The lines from the top of the material through the line with "const STEP = 2;" are to be set down exactly. Leave the pictures out.

■ **Entries**
## BEGIN

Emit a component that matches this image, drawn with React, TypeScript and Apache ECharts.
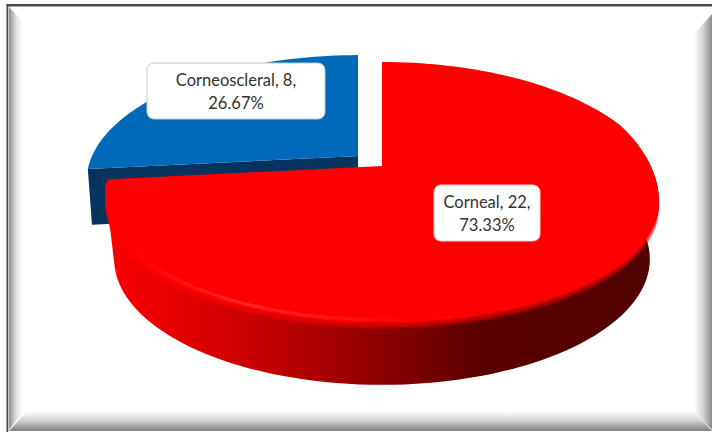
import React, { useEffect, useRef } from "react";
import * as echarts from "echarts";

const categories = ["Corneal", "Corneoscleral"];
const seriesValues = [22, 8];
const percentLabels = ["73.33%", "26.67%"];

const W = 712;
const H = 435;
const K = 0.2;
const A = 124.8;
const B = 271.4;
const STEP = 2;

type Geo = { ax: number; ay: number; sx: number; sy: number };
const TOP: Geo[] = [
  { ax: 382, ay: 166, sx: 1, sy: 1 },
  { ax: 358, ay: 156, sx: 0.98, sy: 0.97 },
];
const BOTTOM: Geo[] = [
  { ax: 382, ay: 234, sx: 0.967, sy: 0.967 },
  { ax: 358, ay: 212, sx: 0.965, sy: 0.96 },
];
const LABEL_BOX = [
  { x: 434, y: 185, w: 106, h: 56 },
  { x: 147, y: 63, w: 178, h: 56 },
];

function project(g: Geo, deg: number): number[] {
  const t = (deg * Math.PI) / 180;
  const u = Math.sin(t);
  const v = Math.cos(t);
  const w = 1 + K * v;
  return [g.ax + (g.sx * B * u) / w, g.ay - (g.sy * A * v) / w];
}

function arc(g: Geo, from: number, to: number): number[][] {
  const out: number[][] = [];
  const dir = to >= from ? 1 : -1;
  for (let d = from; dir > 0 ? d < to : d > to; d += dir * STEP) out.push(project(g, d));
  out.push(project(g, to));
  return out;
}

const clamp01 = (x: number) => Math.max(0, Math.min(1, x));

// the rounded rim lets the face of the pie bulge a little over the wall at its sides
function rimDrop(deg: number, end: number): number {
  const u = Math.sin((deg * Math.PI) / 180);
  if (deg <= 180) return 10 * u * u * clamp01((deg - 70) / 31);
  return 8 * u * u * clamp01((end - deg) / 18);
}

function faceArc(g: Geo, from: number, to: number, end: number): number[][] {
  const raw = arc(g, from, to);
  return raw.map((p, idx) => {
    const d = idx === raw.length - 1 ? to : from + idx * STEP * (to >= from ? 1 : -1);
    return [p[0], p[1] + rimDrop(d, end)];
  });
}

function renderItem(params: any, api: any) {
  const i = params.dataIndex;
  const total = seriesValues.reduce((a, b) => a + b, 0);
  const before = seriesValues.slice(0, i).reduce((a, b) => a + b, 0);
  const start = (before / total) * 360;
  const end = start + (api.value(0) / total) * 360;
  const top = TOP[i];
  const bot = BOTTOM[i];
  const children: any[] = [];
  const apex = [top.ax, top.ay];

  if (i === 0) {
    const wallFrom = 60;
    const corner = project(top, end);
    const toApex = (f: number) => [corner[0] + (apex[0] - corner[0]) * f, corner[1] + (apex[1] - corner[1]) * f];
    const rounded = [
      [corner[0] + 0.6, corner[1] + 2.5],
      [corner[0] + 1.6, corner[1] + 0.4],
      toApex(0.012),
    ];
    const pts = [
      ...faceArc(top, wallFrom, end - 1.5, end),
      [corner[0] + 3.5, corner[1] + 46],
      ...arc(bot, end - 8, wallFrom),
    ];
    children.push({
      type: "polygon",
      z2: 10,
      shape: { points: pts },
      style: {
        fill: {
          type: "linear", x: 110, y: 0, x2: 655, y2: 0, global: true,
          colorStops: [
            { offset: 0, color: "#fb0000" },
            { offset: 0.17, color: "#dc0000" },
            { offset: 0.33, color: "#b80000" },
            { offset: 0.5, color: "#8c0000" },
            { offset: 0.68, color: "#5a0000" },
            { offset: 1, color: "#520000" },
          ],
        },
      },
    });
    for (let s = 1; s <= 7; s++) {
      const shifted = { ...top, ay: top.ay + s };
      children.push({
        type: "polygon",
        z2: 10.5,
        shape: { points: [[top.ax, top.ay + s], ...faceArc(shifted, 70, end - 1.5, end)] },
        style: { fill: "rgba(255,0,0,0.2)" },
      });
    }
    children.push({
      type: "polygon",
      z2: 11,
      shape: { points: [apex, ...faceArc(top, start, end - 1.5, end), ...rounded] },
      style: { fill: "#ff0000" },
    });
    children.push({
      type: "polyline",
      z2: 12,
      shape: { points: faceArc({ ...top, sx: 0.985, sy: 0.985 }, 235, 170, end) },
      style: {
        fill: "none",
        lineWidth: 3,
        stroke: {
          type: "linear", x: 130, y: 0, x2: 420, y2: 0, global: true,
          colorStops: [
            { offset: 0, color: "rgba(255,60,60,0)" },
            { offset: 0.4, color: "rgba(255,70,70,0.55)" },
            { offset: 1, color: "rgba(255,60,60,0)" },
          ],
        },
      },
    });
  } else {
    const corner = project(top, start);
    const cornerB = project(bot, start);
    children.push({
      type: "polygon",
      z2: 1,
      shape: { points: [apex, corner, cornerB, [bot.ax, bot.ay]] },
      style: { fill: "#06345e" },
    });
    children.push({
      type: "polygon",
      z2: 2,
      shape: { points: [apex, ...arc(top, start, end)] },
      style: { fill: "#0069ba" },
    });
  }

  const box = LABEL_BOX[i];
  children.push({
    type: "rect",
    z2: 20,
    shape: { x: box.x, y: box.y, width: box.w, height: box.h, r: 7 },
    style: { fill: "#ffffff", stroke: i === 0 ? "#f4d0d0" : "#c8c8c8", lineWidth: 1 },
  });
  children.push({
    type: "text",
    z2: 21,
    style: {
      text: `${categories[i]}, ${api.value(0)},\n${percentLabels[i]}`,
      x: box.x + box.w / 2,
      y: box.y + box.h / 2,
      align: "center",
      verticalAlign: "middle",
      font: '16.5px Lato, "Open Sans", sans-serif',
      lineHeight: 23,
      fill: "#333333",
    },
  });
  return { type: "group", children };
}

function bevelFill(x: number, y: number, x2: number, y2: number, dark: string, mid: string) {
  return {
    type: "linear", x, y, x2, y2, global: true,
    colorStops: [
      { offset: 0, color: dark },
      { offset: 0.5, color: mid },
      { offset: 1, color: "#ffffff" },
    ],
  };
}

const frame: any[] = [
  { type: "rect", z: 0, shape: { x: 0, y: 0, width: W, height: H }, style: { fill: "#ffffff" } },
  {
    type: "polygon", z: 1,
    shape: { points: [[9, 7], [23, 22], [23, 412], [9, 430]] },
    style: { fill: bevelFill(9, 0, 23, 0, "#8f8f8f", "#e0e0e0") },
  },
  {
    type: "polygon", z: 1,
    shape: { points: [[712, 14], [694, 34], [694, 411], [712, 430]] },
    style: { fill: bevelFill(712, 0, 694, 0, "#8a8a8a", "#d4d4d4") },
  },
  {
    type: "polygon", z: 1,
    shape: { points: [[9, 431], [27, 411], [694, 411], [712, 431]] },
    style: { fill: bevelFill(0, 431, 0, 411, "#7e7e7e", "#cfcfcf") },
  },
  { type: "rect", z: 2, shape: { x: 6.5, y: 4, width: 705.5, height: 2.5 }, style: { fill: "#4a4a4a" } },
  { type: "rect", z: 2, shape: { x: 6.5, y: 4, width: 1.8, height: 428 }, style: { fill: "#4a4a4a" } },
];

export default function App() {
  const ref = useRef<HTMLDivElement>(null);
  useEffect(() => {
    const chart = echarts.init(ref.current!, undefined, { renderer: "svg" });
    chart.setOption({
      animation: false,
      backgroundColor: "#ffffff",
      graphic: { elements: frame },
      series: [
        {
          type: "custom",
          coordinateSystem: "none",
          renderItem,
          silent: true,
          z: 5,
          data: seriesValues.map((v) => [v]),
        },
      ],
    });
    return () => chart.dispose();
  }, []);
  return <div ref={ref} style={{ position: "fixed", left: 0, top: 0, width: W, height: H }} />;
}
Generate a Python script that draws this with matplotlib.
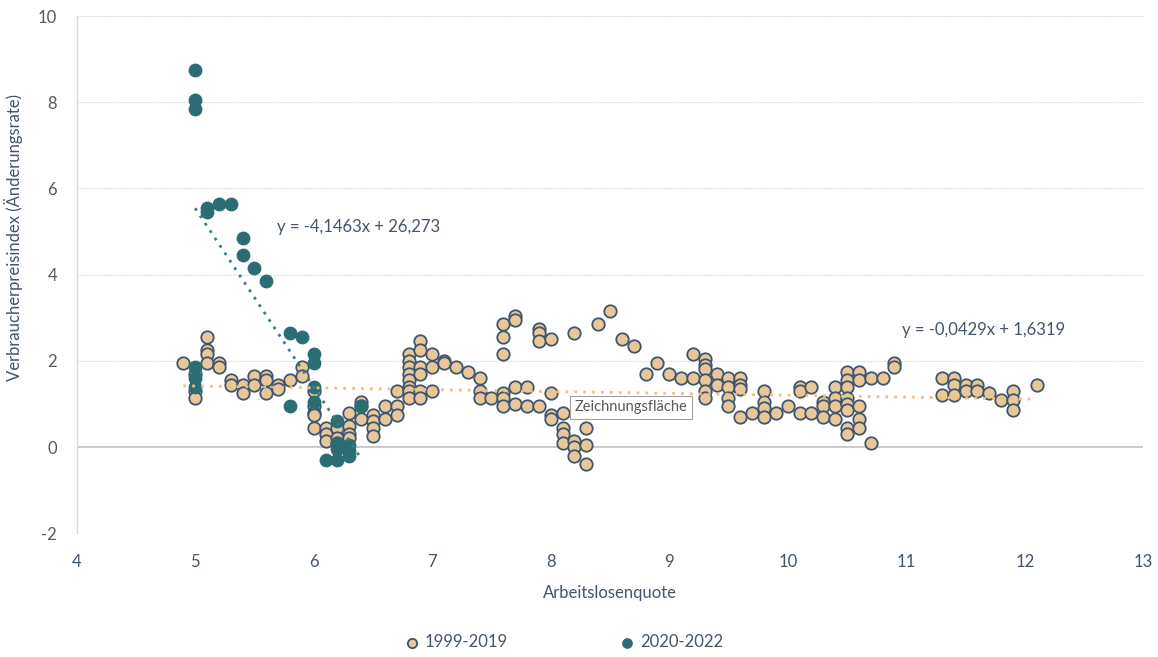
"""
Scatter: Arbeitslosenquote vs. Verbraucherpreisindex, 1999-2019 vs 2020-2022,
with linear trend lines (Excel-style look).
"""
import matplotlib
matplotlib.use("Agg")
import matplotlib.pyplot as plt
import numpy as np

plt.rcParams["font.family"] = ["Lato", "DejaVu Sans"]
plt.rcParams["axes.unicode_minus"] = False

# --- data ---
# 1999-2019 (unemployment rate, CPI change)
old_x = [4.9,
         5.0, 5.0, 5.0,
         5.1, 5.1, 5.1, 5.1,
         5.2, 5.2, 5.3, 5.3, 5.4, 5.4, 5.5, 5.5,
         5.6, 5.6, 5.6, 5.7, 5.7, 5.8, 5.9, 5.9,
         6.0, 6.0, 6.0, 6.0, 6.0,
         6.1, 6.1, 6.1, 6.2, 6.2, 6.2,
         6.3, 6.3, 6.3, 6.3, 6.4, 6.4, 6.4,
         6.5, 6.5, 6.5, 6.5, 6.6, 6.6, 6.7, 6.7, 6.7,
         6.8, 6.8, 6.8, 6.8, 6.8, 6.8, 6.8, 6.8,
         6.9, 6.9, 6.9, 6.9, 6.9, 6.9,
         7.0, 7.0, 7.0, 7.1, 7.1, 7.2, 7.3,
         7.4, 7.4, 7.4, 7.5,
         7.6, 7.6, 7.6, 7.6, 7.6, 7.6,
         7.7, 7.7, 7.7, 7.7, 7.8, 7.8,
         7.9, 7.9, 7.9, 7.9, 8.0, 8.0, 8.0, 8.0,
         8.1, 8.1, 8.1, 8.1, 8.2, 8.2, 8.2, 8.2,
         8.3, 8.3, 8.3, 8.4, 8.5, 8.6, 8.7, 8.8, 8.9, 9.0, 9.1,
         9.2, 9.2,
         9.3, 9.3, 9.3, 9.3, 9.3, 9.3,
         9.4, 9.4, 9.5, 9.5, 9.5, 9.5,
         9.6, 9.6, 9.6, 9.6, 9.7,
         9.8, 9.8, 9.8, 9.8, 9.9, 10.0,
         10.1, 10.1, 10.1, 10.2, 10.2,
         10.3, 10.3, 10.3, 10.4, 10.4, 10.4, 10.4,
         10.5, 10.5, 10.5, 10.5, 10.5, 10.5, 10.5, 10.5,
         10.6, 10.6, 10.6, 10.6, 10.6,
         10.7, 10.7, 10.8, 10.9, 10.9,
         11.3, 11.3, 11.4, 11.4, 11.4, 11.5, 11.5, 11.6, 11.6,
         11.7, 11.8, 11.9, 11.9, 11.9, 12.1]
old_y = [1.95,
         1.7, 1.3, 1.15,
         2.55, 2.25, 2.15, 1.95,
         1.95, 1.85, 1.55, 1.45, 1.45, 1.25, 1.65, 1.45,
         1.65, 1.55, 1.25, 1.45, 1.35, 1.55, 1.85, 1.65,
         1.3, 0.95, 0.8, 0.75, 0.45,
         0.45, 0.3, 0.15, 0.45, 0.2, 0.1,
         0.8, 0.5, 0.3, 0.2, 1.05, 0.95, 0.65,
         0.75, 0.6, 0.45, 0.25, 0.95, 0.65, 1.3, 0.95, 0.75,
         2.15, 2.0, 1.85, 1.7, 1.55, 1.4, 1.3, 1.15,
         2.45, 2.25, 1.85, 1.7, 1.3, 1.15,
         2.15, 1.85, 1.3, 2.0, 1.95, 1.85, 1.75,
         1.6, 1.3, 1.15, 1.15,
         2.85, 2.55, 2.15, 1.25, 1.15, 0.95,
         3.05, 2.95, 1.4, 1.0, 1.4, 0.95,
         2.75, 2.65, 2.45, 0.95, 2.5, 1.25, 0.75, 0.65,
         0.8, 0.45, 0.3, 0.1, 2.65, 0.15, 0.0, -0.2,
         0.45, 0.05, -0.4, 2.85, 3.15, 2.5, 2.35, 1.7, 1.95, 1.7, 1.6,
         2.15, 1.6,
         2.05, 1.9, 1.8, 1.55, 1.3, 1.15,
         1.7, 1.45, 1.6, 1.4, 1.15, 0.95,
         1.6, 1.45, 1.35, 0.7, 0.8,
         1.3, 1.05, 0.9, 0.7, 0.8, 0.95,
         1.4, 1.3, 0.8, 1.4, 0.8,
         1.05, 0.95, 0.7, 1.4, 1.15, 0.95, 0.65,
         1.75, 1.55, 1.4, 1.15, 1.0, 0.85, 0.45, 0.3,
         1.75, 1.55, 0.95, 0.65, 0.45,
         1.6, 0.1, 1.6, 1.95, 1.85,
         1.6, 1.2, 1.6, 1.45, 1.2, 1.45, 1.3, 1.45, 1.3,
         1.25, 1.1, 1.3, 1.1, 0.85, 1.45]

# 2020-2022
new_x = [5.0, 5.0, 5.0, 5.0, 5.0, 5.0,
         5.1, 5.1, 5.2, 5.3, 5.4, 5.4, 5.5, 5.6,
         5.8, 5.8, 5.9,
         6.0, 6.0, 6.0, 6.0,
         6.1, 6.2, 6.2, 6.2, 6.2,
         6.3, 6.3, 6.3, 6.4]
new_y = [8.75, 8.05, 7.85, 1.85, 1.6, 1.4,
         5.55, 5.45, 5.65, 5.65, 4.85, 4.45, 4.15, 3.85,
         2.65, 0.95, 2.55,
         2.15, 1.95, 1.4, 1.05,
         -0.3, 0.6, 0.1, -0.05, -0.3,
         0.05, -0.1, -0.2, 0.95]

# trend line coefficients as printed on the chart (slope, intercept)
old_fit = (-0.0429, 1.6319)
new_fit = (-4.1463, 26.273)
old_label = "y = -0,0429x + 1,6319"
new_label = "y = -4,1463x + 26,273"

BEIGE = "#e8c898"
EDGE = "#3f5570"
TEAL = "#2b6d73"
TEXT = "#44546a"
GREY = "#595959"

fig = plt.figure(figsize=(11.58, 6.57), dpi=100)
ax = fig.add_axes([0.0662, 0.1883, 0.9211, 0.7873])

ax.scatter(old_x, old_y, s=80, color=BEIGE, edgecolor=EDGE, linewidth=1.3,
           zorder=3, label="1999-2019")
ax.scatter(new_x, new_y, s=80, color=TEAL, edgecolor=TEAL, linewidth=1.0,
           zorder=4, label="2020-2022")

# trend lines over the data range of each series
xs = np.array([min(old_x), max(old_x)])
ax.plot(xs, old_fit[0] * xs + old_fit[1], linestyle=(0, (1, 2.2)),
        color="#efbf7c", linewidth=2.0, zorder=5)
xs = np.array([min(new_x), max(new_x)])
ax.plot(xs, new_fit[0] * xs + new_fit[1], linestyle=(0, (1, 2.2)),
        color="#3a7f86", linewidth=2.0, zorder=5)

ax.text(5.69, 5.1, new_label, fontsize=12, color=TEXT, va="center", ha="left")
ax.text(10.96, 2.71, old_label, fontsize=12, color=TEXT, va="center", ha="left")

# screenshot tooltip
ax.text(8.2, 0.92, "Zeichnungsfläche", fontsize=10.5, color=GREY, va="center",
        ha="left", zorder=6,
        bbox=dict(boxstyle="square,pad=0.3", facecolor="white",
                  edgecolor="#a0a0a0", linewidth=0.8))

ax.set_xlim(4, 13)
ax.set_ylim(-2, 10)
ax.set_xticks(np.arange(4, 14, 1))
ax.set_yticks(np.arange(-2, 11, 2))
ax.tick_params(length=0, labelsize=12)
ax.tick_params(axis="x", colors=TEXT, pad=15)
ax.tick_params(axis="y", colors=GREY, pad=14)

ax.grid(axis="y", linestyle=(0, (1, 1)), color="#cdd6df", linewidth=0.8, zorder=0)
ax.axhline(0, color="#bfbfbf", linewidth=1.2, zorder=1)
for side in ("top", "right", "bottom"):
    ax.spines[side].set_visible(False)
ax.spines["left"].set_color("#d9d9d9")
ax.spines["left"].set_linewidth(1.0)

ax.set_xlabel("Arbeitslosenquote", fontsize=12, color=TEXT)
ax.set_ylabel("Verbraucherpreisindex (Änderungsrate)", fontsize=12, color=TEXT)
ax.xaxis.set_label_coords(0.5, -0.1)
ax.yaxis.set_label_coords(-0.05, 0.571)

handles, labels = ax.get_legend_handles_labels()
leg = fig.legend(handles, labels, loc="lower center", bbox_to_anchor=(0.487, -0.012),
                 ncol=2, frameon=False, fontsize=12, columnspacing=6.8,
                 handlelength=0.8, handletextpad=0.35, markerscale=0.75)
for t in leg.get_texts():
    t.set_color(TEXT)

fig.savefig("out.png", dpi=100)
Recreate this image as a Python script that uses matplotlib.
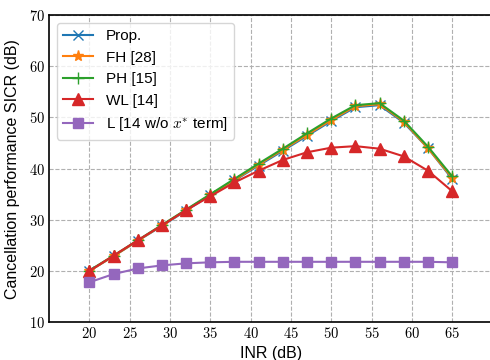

## END

■ **Answer to the problem**
Emit a component that matches this image, drawn with React, TypeScript and Apache ECharts.
import React, { useEffect, useRef } from "react";
import * as echarts from "echarts";

const categories = ["Corneal", "Corneoscleral"];
const seriesValues = [22, 8];
const percentLabels = ["73.33%", "26.67%"];

const W = 712;
const H = 435;
const K = 0.2;
const A = 124.8;
const B = 271.4;
const STEP = 2;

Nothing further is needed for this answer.